Чтение онлайн

ЖАНРЫ

О времени, о Булгакове и о себе
Шрифт:

Лена! Я помню твои слова и вычеркнул все лишнее, написанное в запале, ибо не мог не защищать тебя, когда Миша ушел к тебе, перестал быть Макой и Масей-Колбасей, а про тебя говорили бог знает что. Ты многого не знала, но тебя, конечно, больно укололо, что большинство «пречистенцев» перестало бывать в твоем доме. До войны я продолжал встречаться с Любовью Евгеньевной (она часто заходила к нам, потому что дружила с Марикой, моей прежней женой), но холодок между нами все более чувствовался. Как видишь, я рассказал о ней очень сдержанно, стараясь не произнести ни одного неосторожного слова. И если прорвалась кое-где ирония, то считай, что это от дурной склонности моего ума; за внешним — подсматривать подкладку. Повинен в этом. Но теперь, когда тебя не стало, что-то окончательно надорвалось в моем отношении к ней.
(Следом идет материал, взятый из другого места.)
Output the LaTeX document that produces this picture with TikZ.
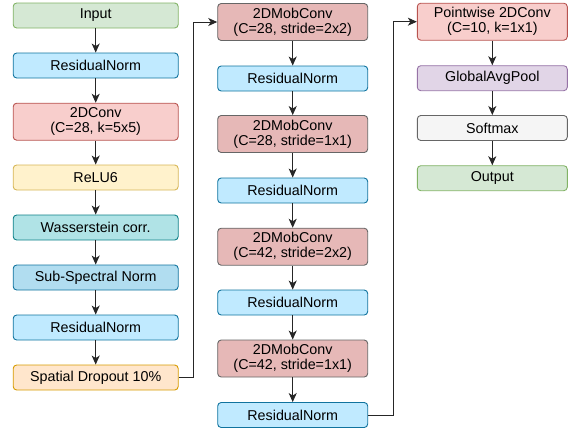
\documentclass[tikz,border=0pt]{standalone}
\usepackage{fontspec}
\setmainfont{Liberation Sans}
\usepackage{xcolor}
\usepackage{tikz}
\usetikzlibrary{arrows.meta}
\usetikzlibrary{positioning}

\definecolor{inFill}{HTML}{D5E8D4}
\definecolor{inLine}{HTML}{82B366}
\definecolor{rnFill}{HTML}{C0EAFF}
\definecolor{rnLine}{HTML}{10739E}
\definecolor{convFill}{HTML}{F8CECC}
\definecolor{convLine}{HTML}{B85450}
\definecolor{reluFill}{HTML}{FFF2CC}
\definecolor{reluLine}{HTML}{D6B656}
\definecolor{wassFill}{HTML}{B0E3E6}
\definecolor{wassLine}{HTML}{0E8088}
\definecolor{ssnFill}{HTML}{B1DDF0}
\definecolor{dropFill}{HTML}{FFE6CC}
\definecolor{dropLine}{HTML}{D79B00}
\definecolor{mobFill}{HTML}{E6B8B7}
\definecolor{mobLine}{HTML}{666666}
\definecolor{poolFill}{HTML}{E1D5E7}
\definecolor{poolLine}{HTML}{9673A6}
\definecolor{softFill}{HTML}{F5F5F5}

\tikzset{
	blk/.style={draw,rounded corners=3.5pt,line width=0.9pt,inner sep=0pt,align=center,
		minimum height=25pt,font=\fontsize{14.3}{15}\selectfont},
	wideblk/.style={blk,minimum width=165pt},
	narrowblk/.style={blk,minimum width=150pt},
	tallblk/.style={minimum height=37pt},
	conn/.style={-{Stealth[length=9pt,width=8pt,inset=2.5pt]},line width=1pt,black!85},
}

\begin{document}
\begin{tikzpicture}[x=1pt,y=-1pt]
	\useasboundingbox (0,0) rectangle (575,432);
		% first column
		\node[wideblk,fill=inFill,draw=inLine] (input) at (95.7,15.5) {Input};
		\node[wideblk,fill=rnFill,draw=rnLine] (rnA) at (95.7,65.5) {ResidualNorm};
		\node[wideblk,tallblk,fill=convFill,draw=convLine] (conv) at (95.7,121.7) {2DConv\\(C=28, k=5x5)};
		\node[wideblk,fill=reluFill,draw=reluLine] (relu) at (95.7,177.5) {ReLU6};
		\node[wideblk,fill=wassFill,draw=wassLine] (wass) at (95.7,227.5) {Wasserstein corr.};
		\node[wideblk,fill=ssnFill,draw=rnLine] (ssn) at (95.7,277.5) {Sub-Spectral Norm};
		\node[wideblk,fill=rnFill,draw=rnLine] (rnB) at (95.7,327.5) {ResidualNorm};
		\node[wideblk,fill=dropFill,draw=dropLine] (drop) at (95.7,377.5) {Spatial Dropout 10\%};
		% second column
		\node[narrowblk,tallblk,fill=mobFill,draw=mobLine] (mobA) at (292.7,22) {2DMobConv\\(C=28, stride=2x2)};
		\node[narrowblk,fill=rnFill,draw=rnLine] (rnC) at (292.7,78.5) {ResidualNorm};
		\node[narrowblk,tallblk,fill=mobFill,draw=mobLine] (mobB) at (292.7,134) {2DMobConv\\(C=28, stride=1x1)};
		\node[narrowblk,fill=rnFill,draw=rnLine] (rnD) at (292.7,190.5) {ResidualNorm};
		\node[narrowblk,tallblk,fill=mobFill,draw=mobLine] (mobC) at (292.7,246.7) {2DMobConv\\(C=42, stride=2x2)};
		\node[narrowblk,fill=rnFill,draw=rnLine] (rnE) at (292.7,302.5) {ResidualNorm};
		\node[narrowblk,tallblk,fill=mobFill,draw=mobLine] (mobD) at (292.7,358.5) {2DMobConv\\(C=42, stride=1x1)};
		\node[narrowblk,fill=rnFill,draw=rnLine] (rnF) at (292.7,415) {ResidualNorm};
		% third column
		\node[narrowblk,tallblk,fill=convFill,draw=convLine] (point) at (492.3,21.7) {Pointwise 2DConv\\(C=10, k=1x1)};
		\node[narrowblk,fill=poolFill,draw=poolLine] (pool) at (492.3,78.2) {GlobalAvgPool};
		\node[narrowblk,fill=softFill,draw=mobLine] (soft) at (492.3,128) {Softmax};
		\node[narrowblk,fill=inFill,draw=inLine] (output) at (492.3,178.2) {Output};
		% connectors
		\foreach \a/\b in {input/rnA,rnA/conv,conv/relu,relu/wass,wass/ssn,ssn/rnB,rnB/drop,
			mobA/rnC,rnC/mobB,mobB/rnD,rnD/mobC,mobC/rnE,rnE/mobD,mobD/rnF,
			point/pool,pool/soft,soft/output}
			\draw[conn] (\a) -- (\b);
		\draw[conn] (drop.east) -- ++(15,0) |- (mobA.west);
		\draw[conn] (rnF.east) -- ++(25,0) |- (point.west);
	\end{tikzpicture}
\end{document}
В шестидесятые годы вновь возникло имя Булгакова, и оно прогремело, как внезапно налетевший вихрь. Это была не запоздалая реабилитация автора «Дней Турбиных» и запрещенного «Бега». Это было поразительное явление большого и неповторимого писателя, дотоле совсем неведомого читателю. Через двадцать лет после его смерти! Думаю, Любовь Евгеньевна лишь тогда до конца осознала, с кем ей пришлось прожить несколько лет. Пусть она на меня не обижается, но ведь это, пожалуй, так и было? От нее уходил не автор, сверкнувший лихо «Днями Турбиных», а притихший «неудачник», сочинявший заказные пустяки. Слава его меркла. И, уж во всяком случае, роман «Мастер и Маргарита» в своем завершенном виде должен был ее поразить не меньше, чем любого постороннего читателя. Но

пока ты была жива, она ни единым словом не напоминала о себе. Лишь в семидесятые годы, когда тебя не стало, я вдруг получил из редакции журнала «Театр» два письма, написанные ею. В них она опровергала сообщения Левшина, вспоминавшего о квартире на Большой Садовой, в которой проживал Булгаков в первые годы его московской жизни. Естественно, я не могу подтвердить правдивость фактов, рассказанных Левшиным, но писал он о Булгакове с большой теплотой. А вот письма Любови Евгеньевны меня огорчили: не содержанием, а тоном. Появилась новая «вдова» Булгакова, вдруг засуетившаяся. Она заявляла и о своих правах на безапелляционное суждение. Первое письмо было подписано — Л. Белозерская, второе — Белозерская-Булгакова. Затем стали появляться отдельные ее «публикации» в самых неожиданных местах.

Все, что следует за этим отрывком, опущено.